How Netflix Migrated 400 PostgreSQL Clusters to Aurora with Zero Data Loss

Required Knowledge

PostgreSQL - An open-source relational database that stores data in tables, like a very powerful spreadsheet. Netflix uses it to power many of its backend services.
Amazon RDS vs. Aurora - Both are managed database services on AWS. RDS is the traditional offering; Aurora is AWS's cloud-native rewrite with better scalability, high availability, and cost efficiency at scale.
Replication - The process of continuously copying data changes from one database (the source) to another (the destination) so they stay in sync. This allows migrations with minimal downtime.
Write-Ahead Log (WAL) - A running record of every change made to a database, written before the change is applied. Replication works by streaming this log to a replica so it can replay the same changes.
Data Access Layer (DAL) - Middleware that sits between applications and databases. Netflix routes all database traffic through a DAL (built on Envoy proxies), which means switching databases requires only a config update - no app code changes needed.

My Key Takeaways

Automating migrations at scale requires eliminating manual touchpoints - With ~400 clusters, any step that needed human intervention or database credentials would have made the migration untenable. Netflix's workflow is fully self-service: service owners trigger it themselves with no platform team involvement per migration.
Infrastructure-layer quiescence is more reliable than app-layer controls - Trusting applications to stop writes is fragile.

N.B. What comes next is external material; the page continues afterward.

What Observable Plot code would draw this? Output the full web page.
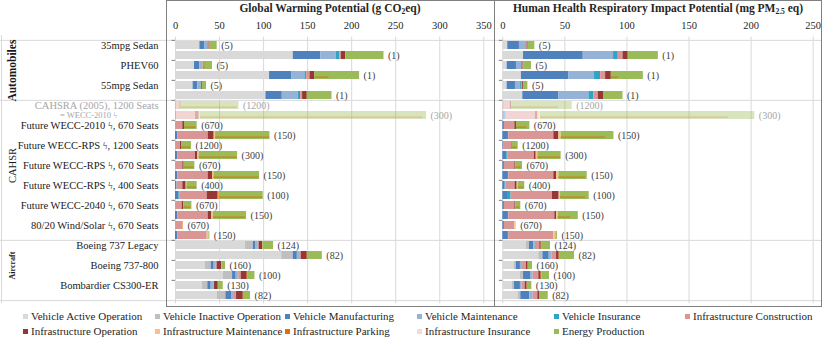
<!DOCTYPE html>
<html><head><meta charset="utf-8">
<script src="https://cdn.jsdelivr.net/npm/d3@7"></script>
<script src="https://cdn.jsdelivr.net/npm/@observablehq/plot@0.6"></script>
<style>
body{margin:0;background:#fff;}
#chart{position:relative;width:825px;height:338px;overflow:hidden;font-family:"Liberation Serif","DejaVu Serif",serif;color:#262626;}
.abs{position:absolute;}
.title{position:absolute;top:2px;text-align:center;font-weight:bold;font-size:11.5px;white-space:nowrap;}
.title sub{font-size:7.5px;vertical-align:-2px;line-height:0;}
#legend{position:absolute;left:23px;top:309px;display:grid;grid-template-columns:132px 130px 132px 137px 131px 130px;row-gap:1px;font-size:11px;color:#262626;}
.item{display:flex;align-items:center;white-space:nowrap;height:14px;}
.sw{width:5px;height:5px;margin-right:3px;flex:none;}
</style></head>
<body>
<div id="chart">
  <div id="plotA" class="abs" style="left:0;top:0"></div>
  <div id="plotB" class="abs" style="left:494px;top:0"></div>
  <div class="abs" style="left:166px;top:0;width:656px;height:307px;border:1px solid #808080;box-sizing:border-box"></div>
  <div class="abs" style="left:494px;top:0;width:0;height:307px;border-left:1px solid #808080"></div>
  <div class="abs" style="left:1px;top:35px;width:0;height:268px;border-left:1px solid #d9d9d9"></div>
  <div class="title" style="left:166px;width:328px">Global Warming Potential (g CO<sub>2</sub>eq)</div>
  <div class="title" style="left:494px;width:328px">Human Health Respiratory Impact Potential (mg PM<sub>2.5</sub> eq)</div>
  <div id="legend"></div>
</div>
<script>
// ---- categories / components ----
const components = ["Vehicle Active Operation","Vehicle Inactive Operation","Vehicle Manufacturing","Vehicle Maintenance","Vehicle Insurance","Infrastructure Construction","Infrastructure Operation","Infrastructure Maintenance","Infrastructure Parking","Infrastructure Insurance","Energy Production"];
const componentColors = ["#d9d9d9","#bfbfbf","#4f81bd","#95b3d7","#31a3c4","#da9694","#953735","#fabf8f","#e46c0a","#f2dcdb","#9bbb59"];
const categories = ["35mpg Sedan","PHEV60","55mpg Sedan","CAHSRA (2005), 1200 Seats","Future WECC-2010 \u03DF, 670 Seats","Future WECC-RPS \u03DF, 1200 Seats","Future WECC-RPS \u03DF, 670 Seats","Future WECC-RPS \u03DF, 400 Seats","Future WECC-2040 \u03DF, 670 Seats","80/20 Wind/Solar \u03DF, 670 Seats","Boeing 737 Legacy","Boeing 737-800","Bombardier CS300-ER"];
const fadedNote = "= WECC-2010 \u03DF";
const groups = ["Automobiles","CAHSR","Aircraft"];
const groupCategoryCounts = [3, 7, 3];
const occupancy = ["(5)","(1)","(5)","(1)","(5)","(1)","(1200)","(300)","(670)","(150)","(1200)","(300)","(670)","(150)","(400)","(100)","(670)","(150)","(670)","(150)","(124)","(82)","(160)","(100)","(130)","(82)"];
const fadedCategories = [3];
const ticksGWP = [0,50,100,150,200,250,300,350];
const ticksHH = [0,50,100,150,200,250];

// ---- values (columns in components order) ----
const gwp = [
  [27.7,0,5.3,3.7,0.8,0.7,1.0,0,0,0,8.1],
  [133.7,0,31.1,17.8,3.8,1.9,4.9,0,0,0,43.5],
  [21.6,0,6.1,2.6,0.7,0.8,0.7,0,0,0,9.5],
  [106.8,0,25,15.2,1.9,3.8,5.3,0,0,0,51],
  [20,0,5.4,3,0.7,0.7,0.9,0,0,0,4.5],
  [102.7,0,18.5,18.2,2.6,2.3,5.3,0,0,0,28.1],
  [0,0,0,0,0,5.0,1.0,0,0,0,66],
  [0,0,0.8,0,0,21.9,4.2,1.5,0,0,256.6],
  [0,0,0.4,0,0,7.9,1.9,0,0,0,14.4],
  [0,0,2.7,0,0,34.4,6.8,1.6,0,0,61.7],
  [0,0,0.3,0,0,5.4,1.1,0,0,0,11.4],
  [0,0,2.7,0,0,20,2.7,1.5,0,0,43.6],
  [0,0,0.4,0,0,7.9,1.5,0,0,0,12.2],
  [0,0,2.7,0,0,34.4,4.9,1.6,0,0,51.9],
  [0,0,1.5,0,0.4,6.4,3.8,0.8,0,0,11.7],
  [0,0,4.0,0,0.9,31.1,12.5,0.8,0.7,0,49.6],
  [0,0,0.4,0,0,7.2,1.9,0,0,0,9.1],
  [0,0,2.7,0,0,34.4,4.2,1.5,0,0,37.9],
  [0,0,0.4,0,0,7.9,0,0.4,0.4,0,0],
  [0,0,2.7,0,0,33.3,0,1.9,0,0,1.1],
  [79.5,8.8,2.6,1.9,0.7,1.5,3.9,0,0.3,0,12.1],
  [120.5,13.2,4.6,2.6,0.6,1.3,6.8,0,0.3,0,16.8],
  [34.1,6.4,3.4,1.6,0.4,1.4,5.0,0,0.2,0,4.3],
  [54.2,10.6,4.1,2.3,0.6,2.8,6.8,0,0.4,0,8.4],
  [30.7,6.0,3.8,2.3,0.5,1.0,4.2,0,0.2,0,5.5],
  [47.3,9.9,6.4,2.7,0.6,2.4,7.6,0,0.3,0,8.0]
];
const hh = [
  [4,0,9.4,5.1,0.5,0.6,0.8,0,0,0,5.4],
  [16.7,0,48.1,24.4,3.8,3.8,4.2,0,0,0,24.3],
  [3.5,0,7.5,4,0.8,0.6,0.6,0,0,0,6.1],
  [15,0,38,20.9,4.9,4,4.6,0,0,0,25.8],
  [3.5,0,6.7,4,0.8,1,0.7,0,0,0,3.5],
  [16.1,0,29.1,24.2,4,3.5,4.6,0,0,0,15.3],
  [0,0,0,0,0,6,1,0,0,0,48.9],
  [0,0,2.7,0,0,23.6,1.9,2.2,0,0,172.6],
  [0,0,1.3,0,0,8.4,1.3,0,0,0,10.8],
  [0,0,3.8,0,1.0,36.3,4.1,1.8,0,0,42.5],
  [0,0,0.5,0,0,6.5,0.5,0,0,0,4.9],
  [0,0,3.2,0,0.8,21.5,1.4,1.3,0,0,18.8],
  [0,0,1.3,0,0,8.4,0.8,0,0,0,5.4],
  [0,0,3.8,0,1.0,36.3,2.2,1.9,0,0,22.8],
  [0,0,1.8,0,0.6,7.5,1.7,0.8,0,0,5.3],
  [0,0,4.5,0,2.2,33.3,5.4,1.1,0,0,23.1],
  [0,0,1.3,0,0,8.4,0.8,0,0,0,4.0],
  [0,0,3.8,0,1.0,37.1,1.4,1.3,0,0,16.2],
  [0,0,1.3,0,0,8.4,0,1.1,0,0,0],
  [0,0,3.8,0,1.0,36.3,0,1.6,0,0,1.3],
  [18.8,2.7,3.5,1.3,0,3.5,1.1,0,0.3,0,7.2],
  [29,3.3,5.1,2.1,0,3.8,2.1,0,0.3,0,12.1],
  [9.4,1.6,3.2,1.7,0,3.2,1.3,0,0.2,0,3.3],
  [14.2,2.5,5.6,2.2,0,4.5,1.9,0,0.5,0,6.2],
  [7.8,1.6,4.8,1.1,0,2.7,1.6,0,0.2,0,3.6],
  [12.4,2.1,7.3,2.7,0,3.7,1.6,0,0.4,0,6.4]
];
// thin orange line drawn inside the energy-production segment (end value)
const gwpLineEnd = [null,null,34,174.2,null,null,70,281,23.9,107,17,70,20.8,94.7,23.9,99.2,17.8,79.5,null,null,null,null,null,null,null,null];
const hhLineEnd  = [null,null,null,93.5,null,null,45,182,19.6,82.8,11.6,46.5,14.8,66.7,17,66.7,13.7,54.6,null,null,null,null,null,null,null,null];

// ---- helpers ----
const nRows = occupancy.length;
const rows = d3.range(nRows);
const H = 307, MT = 36.6, MB = 3.7;
const step = (H - MT - MB) / nRows;
const fadedRows = rows.filter(r => fadedCategories.includes(Math.floor(r / 2)));
const catRows = categories.map((name, i) => ({row: i * 2, name, faded: fadedCategories.includes(i)}));
let acc = 0;
const groupRows = groups.map((name, i) => { const start = acc * 2; acc += groupCategoryCounts[i]; return {name, start, end: acc * 2, mid: (start + acc * 2) / 2 - 1}; });
const sepRows = [0, ...groupRows.slice(1).map(g => g.start)];
const pairRows = rows.filter(r => r % 2 === 0);
const FONT = "'Liberation Serif','DejaVu Serif',serif";

function tidy(values) {
  const out = [];
  values.forEach((vals, r) => vals.forEach((v, c) => { if (v > 0) out.push({row: r, comp: components[c], value: v}); }));
  return out;
}

function panel({values, lineEnds, ticks, width, marginLeft, marginRight, labels}) {
  const max = ticks[ticks.length - 1];
  const k = (width - marginLeft - marginRight) / max;
  const data = tidy(values);
  const totals = values.map((v, r) => ({row: r, total: d3.sum(v), label: occupancy[r]}));
  const lines = [];
  lineEnds.forEach((e, r) => { if (e != null) lines.push({row: r, x1: d3.sum(values[r].slice(0, 10)), x2: e}); });
  const isF = d => fadedRows.includes(d.row);
  const leftEdge = -marginLeft / k, rightEdge = (width - marginLeft - (labels ? 0 : 3)) / k;
  const marks = [
    Plot.gridX(ticks, {stroke: "#d9d9d9", strokeOpacity: 1}),
    Plot.ruleY(sepRows, {y: d => d, dy: -step / 2, x1: leftEdge, x2: rightEdge, stroke: "#d9d9d9"}),
    Plot.ruleY([nRows - 1], {y: d => d, dy: step / 2, x1: leftEdge, x2: rightEdge, stroke: "#d9d9d9"}),
    Plot.ruleY(pairRows, {y: d => d, dy: -step / 2, x1: -3.5 / k, x2: 0, stroke: "#808080"}),
    Plot.barX(data.filter(d => !isF(d)), {x: "value", y: "row", fill: "comp"}),
    Plot.barX(data.filter(isF), {x: "value", y: "row", fill: "comp", fillOpacity: 0.4}),
    Plot.barX(lines.filter(d => !isF(d)), {x1: "x1", x2: "x2", y: "row", fill: "#e46c0a", insetTop: 5.6, insetBottom: 1.4}),
    Plot.barX(lines.filter(isF), {x1: "x1", x2: "x2", y: "row", fill: "#e46c0a", fillOpacity: 0.35, insetTop: 5.6, insetBottom: 1.4}),
    Plot.text(totals.filter(d => !isF(d)), {x: "total", y: "row", text: "label", dx: 4, textAnchor: "start", fill: "#404040", fontSize: 10}),
    Plot.text(totals.filter(isF), {x: "total", y: "row", text: "label", dx: 4, textAnchor: "start", fill: "#a6a6a6", fontSize: 10}),
    Plot.axisX(ticks, {anchor: "top", tickSize: 0, tickPadding: 8, label: null, fontSize: 10.5, fill: "#262626"})
  ];
  if (labels) {
    marks.push(
      Plot.text(catRows.filter(d => !d.faded), {y: "row", text: "name", frameAnchor: "left", dx: -17, textAnchor: "end", fill: "#1a1a1a", fontSize: 10.5}),
      Plot.text(catRows.filter(d => d.faded), {y: "row", text: "name", frameAnchor: "left", dx: -17, textAnchor: "end", fill: "#a6a6a6", fontSize: 10.5}),
      Plot.text(catRows.filter(d => d.faded), {y: d => d.row + 1, text: () => fadedNote, frameAnchor: "left", dx: -87, textAnchor: "middle", fill: "#a6a6a6", fontSize: 8.5}),
      Plot.text(groupRows.slice(0, 1), {y: "mid", text: "name", frameAnchor: "left", textAnchor: "middle", dx: -163, dy: step / 2, rotate: -90, fontWeight: "bold", fontSize: 11.5, fill: "#1a1a1a"}),
      Plot.text(groupRows.slice(1, 2), {y: "mid", text: "name", frameAnchor: "left", textAnchor: "middle", dx: -163, dy: 0, rotate: -90, fontSize: 10.5, fill: "#1a1a1a"}),
      Plot.text(groupRows.slice(2), {y: "mid", text: "name", frameAnchor: "left", textAnchor: "middle", dx: -163, dy: 0, rotate: -90, fontWeight: "bold", fontSize: 8, fill: "#1a1a1a"})
    );
  }
  return Plot.plot({
    width, height: H, marginTop: MT, marginBottom: MB, marginLeft, marginRight,
    style: `font-family: ${FONT}; background: transparent; overflow: visible;`,
    x: {domain: [0, max], axis: null},
    y: {type: "band", domain: rows, paddingInner: 0.2, paddingOuter: 0.1, axis: null},
    color: {domain: components, range: componentColors},
    marks
  });
}

document.getElementById("plotA").append(panel({values: gwp, lineEnds: gwpLineEnd, ticks: ticksGWP, width: 495, marginLeft: 175, marginRight: 11.7, labels: true}));
document.getElementById("plotB").append(panel({values: hh, lineEnds: hhLineEnd, ticks: ticksHH, width: 331, marginLeft: 8.3, marginRight: 12.3, labels: false}));

// legend
const legend = document.getElementById("legend");
components.forEach((c, i) => {
  const item = document.createElement("div");
  item.className = "item";
  item.innerHTML = `<span class="sw" style="background:${componentColors[i]}"></span><span>${c}</span>`;
  legend.append(item);
});
</script>
</body></html>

Netflix enforces quiescence by stripping security groups and rebooting the RDS instance, guaranteeing no stale connections can write to the source during cutover.
Understanding your metrics deeply prevents incorrect cutover decisions - The 0 → 64 MB oscillation in OldestReplicationSlotLag looks like lag but isn't. Without understanding this behavior, teams might wait indefinitely or cut over prematurely. Netflix's automation specifically watches for this pattern as a signal that replication is complete.
A proxy layer makes database migrations transparent to applications - Because all traffic flows through Netflix's Envoy-based Data Gateway, switching from RDS to Aurora required only a config update to the proxy. No application code changed, no credentials rotated, no service restarts needed.
Standardizing on fewer database technologies compounds value over time - By consolidating onto Aurora PostgreSQL, Netflix can invest engineering depth into one system, build shared tooling, and reduce operational overhead - rather than spreading expertise across many database engines that largely solve the same problems.